Nous partageons le souci des auteurs de l'amendement de voir revaloriser le concours interne et le troisième concours d'accès à l'ENM, et le Gouvernement est favorable au principe d'un reclassement indiciaire des magistrats issus de ces recrutements pour tenir compte de leur expérience antérieure. Des dispositions de ce type existent d'ailleurs déjà pour les deuxième et troisième concours d'accès à l'ENM et des mesures similaires figuraient déjà dans l'avant-projet de loi organique, mais elles ont été disjointes, le Conseil d'Etat ayant estimé qu'étant ordre purement pécuniaires elles ne présentaient pas de caractère statutaire et ne relevaient donc pas de loi organique. Elles seront donc prises par voie réglementaire.
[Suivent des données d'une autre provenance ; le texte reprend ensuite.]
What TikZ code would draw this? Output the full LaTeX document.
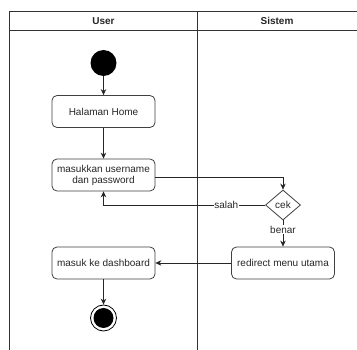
\documentclass[tikz,border=0pt]{standalone}
\usepackage{fontspec}
\setmainfont{Liberation Sans}
\usetikzlibrary{arrows.meta,shapes.geometric}
\begin{document}
\begin{tikzpicture}[x=1pt,y=-1pt,
  lane/.style={draw=black!80,line width=0.9pt},
  act/.style={draw=black!75,line width=0.8pt,rounded corners=5pt,minimum width=103pt,minimum height=32pt,align=center,font=\fontsize{10}{12}\selectfont,text=black!85,inner sep=1pt},
  flow/.style={draw=black!85,line width=0.8pt,-{Stealth[length=6pt,width=5.5pt]}},
  lbl/.style={font=\fontsize{10}{12}\selectfont,text=black!85,fill=white,inner sep=0.5pt},
  hdr/.style={font=\bfseries\fontsize{10}{12}\selectfont,text=black!85}]
\useasboundingbox (0,0) rectangle (357,350);
\fill[white] (0,0) rectangle (357,350);
% swimlanes
\draw[lane] (9.5,350) -- (9.5,11.5) -- (357,11.5);
\draw[lane] (9.5,30) -- (357,30);
\draw[lane] (197.5,11.5) -- (197.5,350);
\node[hdr] (hu) at (103.5,21) {User};
\node[hdr] (hs) at (277,21) {Sistem};
% activities
\node[circle,fill=black,minimum size=26pt,inner sep=0pt] (start) at (103.5,63) {};
\node[act] (home) at (103.5,111.5) {Halaman Home};
\node[act] (login) at (103.5,175) {masukkan username\\[-1pt]dan password};
\node[diamond,draw=black!75,line width=0.8pt,minimum width=35pt,minimum height=30pt,inner sep=0pt,font=\fontsize{10}{12}\selectfont,text=black!85,aspect=1.17] (cek) at (283,205) {cek};
\node[act] (redir) at (283,263) {redirect menu utama};
\node[act] (dash) at (103.5,263) {masuk ke dashboard};
\node[circle,draw=black,line width=0.8pt,minimum size=26pt,inner sep=0pt] (end) at (103.5,318) {};
\node[circle,fill=black,minimum size=20pt,inner sep=0pt] (endin) at (end) {};
% flows
\draw[flow] (start) -- (home);
\draw[flow] (home) -- (login);
\draw[flow] (login.east |- 0,177) -| (cek.north);
\draw[flow] (cek.west) -| node[lbl,pos=0.12] {salah} (login.south);
\draw[flow] (cek.south) -- node[lbl,pos=0.35] {benar} (redir.north);
\draw[flow] (redir.west) -- (dash.east);
\draw[flow] (dash) -- (end);
\end{tikzpicture}
\end{document}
En revanche, le Gouvernement n'est pas favorable à une reprise d'ancienneté pour l'avancement qui relèverait du champ de la loi organique. J'ai expliqué tout à l'heure que les dispositions prévues à cet égard pour les seuls concours exceptionnels, à l'exclusion de toutes les autres voies de recrutement, n'ont pas vocation à être étendues. Je demande donc le retrait de l'amendement n° 17.
M. le président. Je vais mettre aux voix l'amendement n° 17.
M. Hubert Haenel. Je demande la parole pour explication de vote.
M. le président. La parole est à M. Haenel.
M. Hubert Haenel. Je propose que le Sénat vote cet amendement aujourd'hui, étant entendu qu'à l'occasion de la navette qui va s'instaurer vous aurez l'occasion, madame la ministre, d'en discuter à nouveau à l'Assemblée nationale et de montrer que vous êtes prête à déposer un projet de décret dans ce sens-là.
Mme Marylise Lebranchu, garde des sceaux. D'accord !
M. le président. Personne ne demande la parole ?...
Je mets aux voix l'amendement n° 17, accepté par la commission et repoussé par le Gouvernement.

(L'amendement est adopté.)
M. le président. En conséquence, un article additionnel ainsi rédigé est inséré dans le projet de loi organique, après l'article 5.